During the so-called Great Moderation, markets moved toward fewer but deeper departures from the mean, Nassim Nicholas Taleb says.
Now, to Taleb’s horror, Steven Pinker sees an analogous Long Peace:
The fact that nuclear bombs explode less often that regular shells does not make them safer.
Pinker conflates nonscalable Mediocristan (death from encounters with simple weapons) with scalable Extremistan (death from heavy shells and nuclear weapons). The two have markedly distinct statistical properties. Yet he uses statistics of one to make inferences about the other. And the book does not realize the core difference between scalable/nonscalable (although he tried to define powerlaws). He claims that crime has dropped, which does not mean anything concerning casualties from violent conflict.
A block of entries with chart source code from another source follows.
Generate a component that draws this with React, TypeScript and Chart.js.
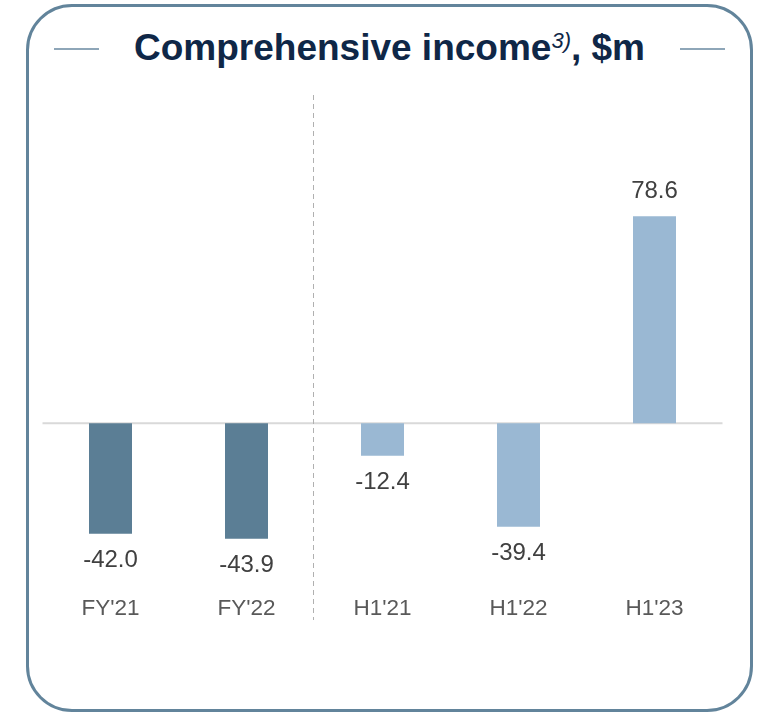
import React, { useEffect, useRef } from "react";
import { Chart, registerables } from "chart.js";

Chart.register(...registerables);

const categories: string[] = ["FY'21", "FY'22", "H1'21", "H1'22", "H1'23"];
const values: number[] = [-42.0, -43.9, -12.4, -39.4, 78.6];
const valueLabels: string[] = ["-42.0", "-43.9", "-12.4", "-39.4", "78.6"];
const barColors: string[] = ["#5b7e95", "#5b7e95", "#9ab8d3", "#9ab8d3", "#9ab8d3"];
const dividerAfterIndex = 1;

const FONT = "'Liberation Sans', Arial, Helvetica, sans-serif";

const overlayPlugin = {
  id: "overlay",
  beforeDatasetsDraw(chart: any) {
    const { ctx, chartArea, scales } = chart;
    const y0 = scales.y.getPixelForValue(0);
    ctx.save();
    ctx.strokeStyle = "#d9d9d9";
    ctx.lineWidth = 2;
    ctx.beginPath();
    ctx.moveTo(chartArea.left, y0);
    ctx.lineTo(chartArea.right, y0);
    ctx.stroke();
    // dashed divider
    const xa = scales.x.getPixelForValue(dividerAfterIndex);
    const xb = scales.x.getPixelForValue(dividerAfterIndex + 1);
    const xd = Math.round((xa + xb) / 2) - 1.5;
    ctx.strokeStyle = "#b0b0b0";
    ctx.lineWidth = 1;
    ctx.setLineDash([5, 4]);
    ctx.beginPath();
    ctx.moveTo(xd, 14);
    ctx.lineTo(xd, 539);
    ctx.stroke();
    ctx.restore();
  },
  afterDatasetsDraw(chart: any) {
    const { ctx } = chart;
    const meta = chart.getDatasetMeta(0);
    ctx.save();
    ctx.font = `24px ${FONT}`;
    ctx.fillStyle = "#404040";
    ctx.textAlign = "center";
    ctx.textBaseline = "middle";
    meta.data.forEach((bar: any, i: number) => {
      const v = values[i];
      const y = v >= 0 ? bar.y - 25 : bar.y + 27;
      ctx.fillText(valueLabels[i], bar.x, y);
    });
    ctx.restore();
  },
};

export default function App() {
  const canvasRef = useRef<HTMLCanvasElement | null>(null);

  useEffect(() => {
    if (!canvasRef.current) return;
    const chart = new Chart(canvasRef.current, {
      type: "bar",
      data: {
        labels: categories,
        datasets: [
          {
            data: values,
            backgroundColor: barColors,
            borderWidth: 0,
            categoryPercentage: 1,
            barPercentage: 43 / 136,
          },
        ],
      },
      options: {
        animation: false,
        responsive: false,
        maintainAspectRatio: false,
        devicePixelRatio: 1,
        layout: { padding: { left: 42.5, right: 34.5, top: 52.6, bottom: 4.9 } },
        plugins: {
          legend: { display: false },
          title: { display: false },
          tooltip: { enabled: false },
        },
        scales: {
          x: {
            grid: { display: false, drawTicks: false },
            border: { display: false },
            ticks: {
              color: "#595959",
              font: { family: FONT, size: 22.5 },
              padding: 14,
              maxRotation: 0,
            },
          },
          y: {
            display: false,
            min: -60,
            max: 110,
          },
        },
      },
      plugins: [overlayPlugin],
    });
    return () => chart.destroy();
  }, []);

  return (
    <div style={{ position: "absolute", left: 0, top: 0, width: 757, height: 714, background: "#fff", fontFamily: FONT }}>
      <div
        style={{
          position: "absolute",
          left: 26,
          top: 4,
          width: 727,
          height: 708,
          boxSizing: "border-box",
          border: "3px solid #62849b",
          borderRadius: 46,
        }}
      />
      <div style={{ position: "absolute", left: 54, top: 48, width: 45, height: 2, background: "#8ea6b8" }} />
      <div style={{ position: "absolute", left: 680, top: 48, width: 45, height: 2, background: "#8ea6b8" }} />
      <div
        style={{
          position: "absolute",
          left: 0,
          width: 779,
          top: 19,
          textAlign: "center",
          fontWeight: "bold",
          fontSize: 37,
          lineHeight: "44px",
          color: "#0f2747",
          whiteSpace: "nowrap",
        }}
      >
        Comprehensive income
        <span style={{ fontStyle: "italic", fontWeight: "normal", fontSize: 22, verticalAlign: "12px" }}>3)</span>, $m
      </div>
      <canvas
        ref={canvasRef}
        width={757}
        height={560}
        style={{ position: "absolute", left: 0, top: 81, width: 757, height: 560 }}
      />
    </div>
  );
}
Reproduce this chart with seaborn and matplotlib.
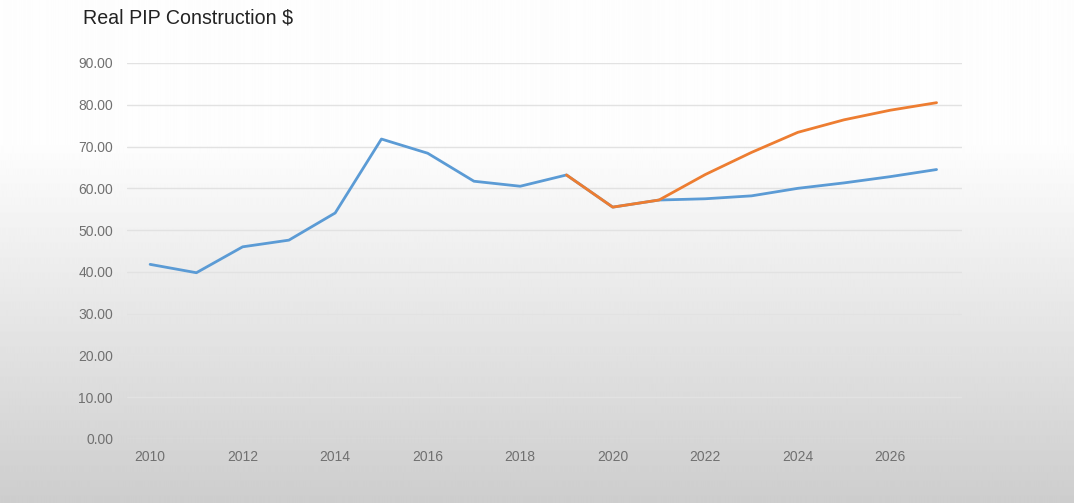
import numpy as np
import pandas as pd
import matplotlib
matplotlib.use("Agg")
import matplotlib.pyplot as plt
import seaborn as sns

years = list(range(2010, 2028))
baseline = [41.8, 39.8, 46.0, 47.6, 54.1, 71.8, 68.4, 61.7, 60.5, 63.2,
            55.5, 57.2, 57.5, 58.2, 60.0, 61.3, 62.8, 64.5]
forecast_years = list(range(2019, 2028))
forecast = [63.2, 55.5, 57.2, 63.3, 68.6, 73.4, 76.4, 78.7, 80.5]
y_ticks = [0, 10, 20, 30, 40, 50, 60, 70, 80, 90]
x_ticks = [2010, 2012, 2014, 2016, 2018, 2020, 2022, 2024, 2026]
title = "Real PIP Construction $"

sns.set_theme(style="white")
plt.rcParams['font.family'] = ['Liberation Sans', 'DejaVu Sans']

fig = plt.figure(figsize=(10.74, 5.03), dpi=100)

# background gradient
bg = fig.add_axes([0, 0, 1, 1], zorder=-10)
h = 503
rows = np.arange(h) / (h - 1)
vals = np.where(rows < 0.28, 0.995, 0.995 - (rows - 0.28) / 0.72 * 0.19)
grad = np.repeat(vals[:, None], 10, axis=1)
bg.imshow(grad, cmap="gray", vmin=0, vmax=1, aspect="auto", extent=[0, 1, 0, 1])
bg.axis("off")

ax = fig.add_axes([127 / 1074, 1 - 439 / 503, (962 - 127) / 1074, (439 - 63) / 503])
ax.patch.set_alpha(0)

df_base = pd.DataFrame({"year": years, "value": baseline})
df_fc = pd.DataFrame({"year": forecast_years, "value": forecast})
sns.lineplot(data=df_base, x="year", y="value", ax=ax, color="#5b9bd5", linewidth=2.0)
sns.lineplot(data=df_fc, x="year", y="value", ax=ax, color="#ed7d31", linewidth=2.0)

ax.set_xlim(2009.5, 2027.55)
ax.set_ylim(0, 90)
ax.set_yticks(y_ticks)
ax.set_yticklabels([f"{v:.2f}" for v in y_ticks])
ax.set_xticks(x_ticks)
ax.set_xticklabels([str(v) for v in x_ticks])
ax.tick_params(axis="both", colors="#707070", labelsize=10, length=0)
ax.tick_params(axis="y", pad=10)
ax.tick_params(axis="x", pad=8)
ax.grid(axis="y", color="#e2e2e2", linewidth=1)
ax.grid(axis="x", visible=False)
for s in ax.spines.values():
    s.set_visible(False)
ax.set_xlabel("")
ax.set_ylabel("")

fig.text(83 / 1074, 1 - 18 / 503, title, fontsize=14.1, color="#222222", va="center", ha="left")

fig.savefig("out.png", dpi=100)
Another way to see the conflation, Pinker works with a times series process without dealing with the notion of temporal homogeneity. Ancestral man had no nuclear weapons, so it is downright foolish to assume the statistics of conflicts in the 14th century can apply to the 21st. A mean person with a stick is categorically different from a mean person with a nuclear weapon, so the emphasis should be on the weapon and not exclusively on the psychological makup of the person.
Had a book proclaiming The Long Peace been published in 1913 it would carry similar arguments to those in Pinker’s book.